Data provided:
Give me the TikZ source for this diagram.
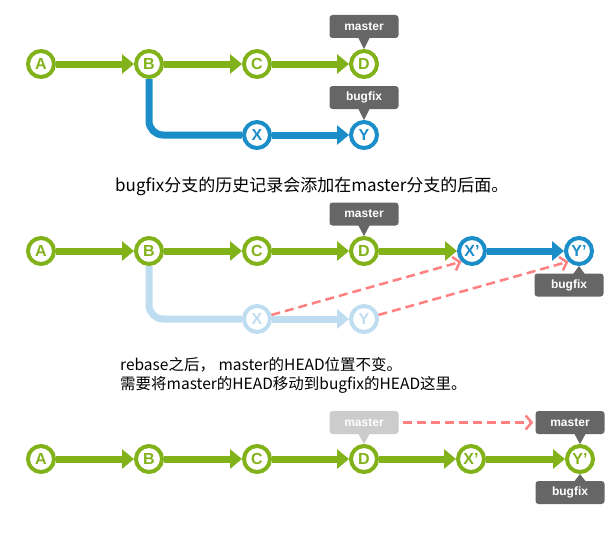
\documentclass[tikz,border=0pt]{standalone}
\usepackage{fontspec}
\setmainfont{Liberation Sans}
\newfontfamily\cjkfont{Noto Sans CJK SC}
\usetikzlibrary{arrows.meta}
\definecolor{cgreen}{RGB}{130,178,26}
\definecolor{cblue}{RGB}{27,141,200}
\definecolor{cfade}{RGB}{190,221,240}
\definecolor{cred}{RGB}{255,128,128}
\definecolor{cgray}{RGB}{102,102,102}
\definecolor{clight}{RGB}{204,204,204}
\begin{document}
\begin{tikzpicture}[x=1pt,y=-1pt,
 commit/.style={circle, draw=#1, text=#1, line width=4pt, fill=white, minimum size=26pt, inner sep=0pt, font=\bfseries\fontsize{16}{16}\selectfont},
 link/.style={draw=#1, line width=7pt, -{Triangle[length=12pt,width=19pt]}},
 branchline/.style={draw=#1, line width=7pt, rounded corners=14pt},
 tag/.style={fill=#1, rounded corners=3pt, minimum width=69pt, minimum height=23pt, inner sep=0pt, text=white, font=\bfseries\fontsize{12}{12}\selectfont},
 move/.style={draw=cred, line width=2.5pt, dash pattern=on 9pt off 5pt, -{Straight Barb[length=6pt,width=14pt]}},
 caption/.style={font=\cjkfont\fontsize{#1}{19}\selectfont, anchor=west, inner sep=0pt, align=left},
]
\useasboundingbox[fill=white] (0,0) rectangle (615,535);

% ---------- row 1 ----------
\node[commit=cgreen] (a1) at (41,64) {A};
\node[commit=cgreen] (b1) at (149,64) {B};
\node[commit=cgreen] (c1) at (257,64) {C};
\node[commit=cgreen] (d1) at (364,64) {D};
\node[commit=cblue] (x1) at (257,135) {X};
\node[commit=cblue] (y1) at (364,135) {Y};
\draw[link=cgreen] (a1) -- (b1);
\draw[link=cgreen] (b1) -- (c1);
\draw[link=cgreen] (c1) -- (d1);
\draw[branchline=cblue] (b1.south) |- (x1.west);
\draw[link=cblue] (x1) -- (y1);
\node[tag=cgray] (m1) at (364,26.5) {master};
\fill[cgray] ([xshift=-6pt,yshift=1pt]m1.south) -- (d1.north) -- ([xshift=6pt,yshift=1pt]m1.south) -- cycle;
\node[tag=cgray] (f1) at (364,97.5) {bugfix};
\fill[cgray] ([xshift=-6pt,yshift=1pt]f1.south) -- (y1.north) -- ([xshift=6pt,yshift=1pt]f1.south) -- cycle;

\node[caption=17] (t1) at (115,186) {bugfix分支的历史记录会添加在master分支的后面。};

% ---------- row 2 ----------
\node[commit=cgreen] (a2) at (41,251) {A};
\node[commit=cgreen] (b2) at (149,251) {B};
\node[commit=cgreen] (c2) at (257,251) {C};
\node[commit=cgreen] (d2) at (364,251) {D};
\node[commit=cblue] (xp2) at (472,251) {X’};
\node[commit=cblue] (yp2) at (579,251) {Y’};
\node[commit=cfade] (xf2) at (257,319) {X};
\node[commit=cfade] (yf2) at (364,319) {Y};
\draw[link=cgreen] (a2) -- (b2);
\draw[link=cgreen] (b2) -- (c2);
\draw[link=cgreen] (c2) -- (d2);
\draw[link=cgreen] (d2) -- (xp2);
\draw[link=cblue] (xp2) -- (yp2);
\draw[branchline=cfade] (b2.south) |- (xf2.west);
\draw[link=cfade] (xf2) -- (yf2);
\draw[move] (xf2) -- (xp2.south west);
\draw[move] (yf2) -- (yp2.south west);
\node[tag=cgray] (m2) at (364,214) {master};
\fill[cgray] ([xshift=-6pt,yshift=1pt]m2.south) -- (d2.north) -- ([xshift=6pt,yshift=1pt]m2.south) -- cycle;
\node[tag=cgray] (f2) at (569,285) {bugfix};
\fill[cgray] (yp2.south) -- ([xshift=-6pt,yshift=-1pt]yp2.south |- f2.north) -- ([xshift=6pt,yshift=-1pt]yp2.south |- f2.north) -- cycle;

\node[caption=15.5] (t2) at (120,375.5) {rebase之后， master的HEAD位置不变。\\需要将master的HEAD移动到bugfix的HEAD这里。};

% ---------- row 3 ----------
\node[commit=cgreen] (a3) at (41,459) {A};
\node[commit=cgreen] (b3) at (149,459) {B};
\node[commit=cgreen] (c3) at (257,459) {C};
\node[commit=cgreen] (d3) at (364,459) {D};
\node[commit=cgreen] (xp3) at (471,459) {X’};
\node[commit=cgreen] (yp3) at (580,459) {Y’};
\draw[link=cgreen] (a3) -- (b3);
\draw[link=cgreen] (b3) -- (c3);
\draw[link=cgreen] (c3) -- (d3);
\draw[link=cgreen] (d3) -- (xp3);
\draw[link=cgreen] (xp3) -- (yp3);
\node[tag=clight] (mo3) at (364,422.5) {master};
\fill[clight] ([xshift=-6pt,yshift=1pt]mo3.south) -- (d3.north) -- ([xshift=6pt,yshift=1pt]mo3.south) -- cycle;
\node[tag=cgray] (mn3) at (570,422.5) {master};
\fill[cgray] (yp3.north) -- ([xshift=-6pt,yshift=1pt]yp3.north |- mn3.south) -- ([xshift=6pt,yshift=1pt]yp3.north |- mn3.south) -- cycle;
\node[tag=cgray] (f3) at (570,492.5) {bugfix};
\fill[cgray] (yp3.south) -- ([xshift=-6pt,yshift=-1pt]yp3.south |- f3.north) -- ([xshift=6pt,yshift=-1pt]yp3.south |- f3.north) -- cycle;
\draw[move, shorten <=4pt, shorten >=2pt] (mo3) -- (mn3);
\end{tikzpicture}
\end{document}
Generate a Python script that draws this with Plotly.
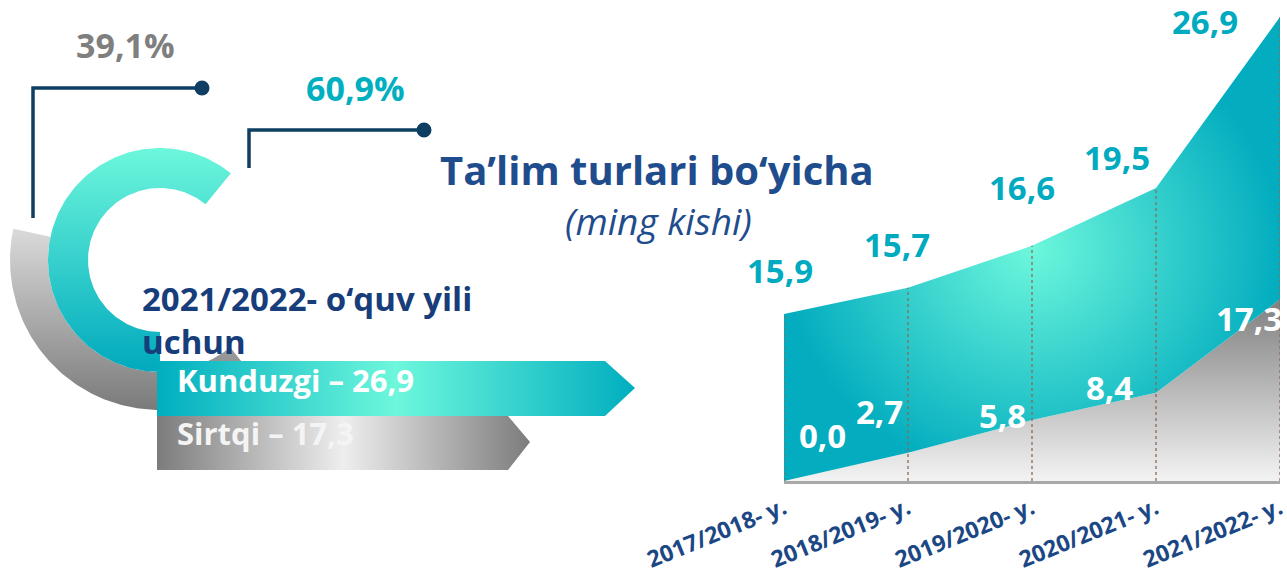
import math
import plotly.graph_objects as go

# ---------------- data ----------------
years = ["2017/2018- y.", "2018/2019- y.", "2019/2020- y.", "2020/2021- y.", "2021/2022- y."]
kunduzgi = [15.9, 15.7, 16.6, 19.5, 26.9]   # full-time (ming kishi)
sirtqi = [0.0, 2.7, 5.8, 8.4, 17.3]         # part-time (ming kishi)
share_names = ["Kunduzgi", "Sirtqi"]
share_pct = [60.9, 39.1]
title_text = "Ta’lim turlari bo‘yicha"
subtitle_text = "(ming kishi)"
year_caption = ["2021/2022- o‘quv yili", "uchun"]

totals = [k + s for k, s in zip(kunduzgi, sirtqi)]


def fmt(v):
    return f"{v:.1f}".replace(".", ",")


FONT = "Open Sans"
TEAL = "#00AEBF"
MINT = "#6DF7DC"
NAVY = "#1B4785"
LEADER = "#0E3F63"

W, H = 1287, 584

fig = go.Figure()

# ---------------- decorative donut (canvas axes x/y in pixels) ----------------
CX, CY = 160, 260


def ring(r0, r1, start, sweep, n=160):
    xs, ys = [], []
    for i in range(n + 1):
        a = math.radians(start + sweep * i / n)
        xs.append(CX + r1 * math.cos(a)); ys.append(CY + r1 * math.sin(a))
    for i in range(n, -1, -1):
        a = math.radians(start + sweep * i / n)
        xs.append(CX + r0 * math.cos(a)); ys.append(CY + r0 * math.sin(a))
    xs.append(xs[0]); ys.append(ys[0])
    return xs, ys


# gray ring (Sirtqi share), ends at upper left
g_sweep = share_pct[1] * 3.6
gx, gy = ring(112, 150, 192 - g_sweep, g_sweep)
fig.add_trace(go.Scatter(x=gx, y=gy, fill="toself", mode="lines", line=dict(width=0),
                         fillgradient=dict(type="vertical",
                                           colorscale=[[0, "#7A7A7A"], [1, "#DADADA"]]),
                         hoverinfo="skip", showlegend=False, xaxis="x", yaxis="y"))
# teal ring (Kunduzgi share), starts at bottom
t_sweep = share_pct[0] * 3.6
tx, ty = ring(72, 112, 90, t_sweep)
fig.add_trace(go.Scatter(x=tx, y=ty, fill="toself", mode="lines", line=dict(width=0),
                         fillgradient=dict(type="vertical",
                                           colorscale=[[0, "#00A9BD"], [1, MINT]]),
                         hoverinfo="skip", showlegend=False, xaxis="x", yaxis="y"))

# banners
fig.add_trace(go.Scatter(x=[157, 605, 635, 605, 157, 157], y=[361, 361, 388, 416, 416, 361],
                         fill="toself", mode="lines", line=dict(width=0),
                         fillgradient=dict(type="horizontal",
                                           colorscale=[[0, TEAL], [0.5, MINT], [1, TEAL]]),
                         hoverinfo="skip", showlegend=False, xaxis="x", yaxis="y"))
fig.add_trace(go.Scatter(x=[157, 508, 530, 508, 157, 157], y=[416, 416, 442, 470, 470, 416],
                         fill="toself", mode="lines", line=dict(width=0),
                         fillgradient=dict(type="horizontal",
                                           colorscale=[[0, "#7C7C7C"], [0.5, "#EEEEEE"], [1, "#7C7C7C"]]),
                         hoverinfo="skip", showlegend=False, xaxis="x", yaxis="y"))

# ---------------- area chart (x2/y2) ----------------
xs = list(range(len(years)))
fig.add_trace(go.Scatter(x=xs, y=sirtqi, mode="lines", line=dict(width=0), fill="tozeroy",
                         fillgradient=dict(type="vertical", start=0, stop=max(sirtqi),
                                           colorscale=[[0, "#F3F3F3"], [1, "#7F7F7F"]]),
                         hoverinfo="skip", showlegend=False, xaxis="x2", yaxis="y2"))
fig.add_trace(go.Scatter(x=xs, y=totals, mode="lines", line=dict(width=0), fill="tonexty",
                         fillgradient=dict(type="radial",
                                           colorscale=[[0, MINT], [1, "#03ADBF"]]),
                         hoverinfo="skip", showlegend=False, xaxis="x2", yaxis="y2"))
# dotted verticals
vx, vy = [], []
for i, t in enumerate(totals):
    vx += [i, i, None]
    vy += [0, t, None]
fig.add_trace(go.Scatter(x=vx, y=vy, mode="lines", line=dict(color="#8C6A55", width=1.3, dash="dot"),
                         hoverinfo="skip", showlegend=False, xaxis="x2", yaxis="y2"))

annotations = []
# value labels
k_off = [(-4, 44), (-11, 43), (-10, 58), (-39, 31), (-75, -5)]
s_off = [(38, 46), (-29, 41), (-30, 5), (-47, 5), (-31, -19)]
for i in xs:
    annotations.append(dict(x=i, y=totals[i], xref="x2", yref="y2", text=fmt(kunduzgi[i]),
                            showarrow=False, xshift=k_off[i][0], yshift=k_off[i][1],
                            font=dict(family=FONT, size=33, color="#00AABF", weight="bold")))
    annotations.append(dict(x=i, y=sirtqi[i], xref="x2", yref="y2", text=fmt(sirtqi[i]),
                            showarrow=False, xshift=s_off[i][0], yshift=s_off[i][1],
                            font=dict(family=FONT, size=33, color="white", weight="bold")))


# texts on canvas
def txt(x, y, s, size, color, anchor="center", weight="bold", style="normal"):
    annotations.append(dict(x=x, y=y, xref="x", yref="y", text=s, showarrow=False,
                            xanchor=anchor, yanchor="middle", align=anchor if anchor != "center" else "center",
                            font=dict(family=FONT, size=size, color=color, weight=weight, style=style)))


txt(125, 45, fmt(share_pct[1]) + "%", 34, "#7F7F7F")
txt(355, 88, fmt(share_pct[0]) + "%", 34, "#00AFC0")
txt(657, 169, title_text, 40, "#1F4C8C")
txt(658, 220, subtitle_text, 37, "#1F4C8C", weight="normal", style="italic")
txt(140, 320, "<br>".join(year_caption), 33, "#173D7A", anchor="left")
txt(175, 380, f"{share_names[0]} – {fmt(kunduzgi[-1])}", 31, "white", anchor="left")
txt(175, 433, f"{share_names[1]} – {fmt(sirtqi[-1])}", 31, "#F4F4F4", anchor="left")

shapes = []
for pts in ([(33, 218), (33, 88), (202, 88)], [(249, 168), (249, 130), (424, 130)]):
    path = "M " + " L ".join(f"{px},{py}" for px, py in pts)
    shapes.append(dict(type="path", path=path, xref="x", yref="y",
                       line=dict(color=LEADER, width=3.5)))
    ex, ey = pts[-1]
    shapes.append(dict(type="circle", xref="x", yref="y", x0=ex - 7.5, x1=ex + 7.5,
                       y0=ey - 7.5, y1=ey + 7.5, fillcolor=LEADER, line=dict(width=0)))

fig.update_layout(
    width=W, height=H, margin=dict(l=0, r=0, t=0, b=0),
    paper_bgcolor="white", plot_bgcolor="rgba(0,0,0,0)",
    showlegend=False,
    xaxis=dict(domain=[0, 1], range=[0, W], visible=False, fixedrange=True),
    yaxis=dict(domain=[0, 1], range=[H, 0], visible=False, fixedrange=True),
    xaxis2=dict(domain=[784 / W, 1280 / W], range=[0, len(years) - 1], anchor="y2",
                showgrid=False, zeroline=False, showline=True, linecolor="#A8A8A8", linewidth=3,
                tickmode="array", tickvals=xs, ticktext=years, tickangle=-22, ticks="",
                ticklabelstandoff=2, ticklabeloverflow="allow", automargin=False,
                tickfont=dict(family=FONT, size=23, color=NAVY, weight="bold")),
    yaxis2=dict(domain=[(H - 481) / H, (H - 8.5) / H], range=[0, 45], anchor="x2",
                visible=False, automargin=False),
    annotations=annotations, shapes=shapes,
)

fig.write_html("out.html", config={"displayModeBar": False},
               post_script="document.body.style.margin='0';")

Aim of the task:
Above are some records; extract exactly the lines from the one containing "Generate a Python" through the one containing "import plotly.graph_objects as go" and drop the pictures.

Answer below:
Generate a Python script that draws this with Plotly.
import math
import plotly.graph_objects as go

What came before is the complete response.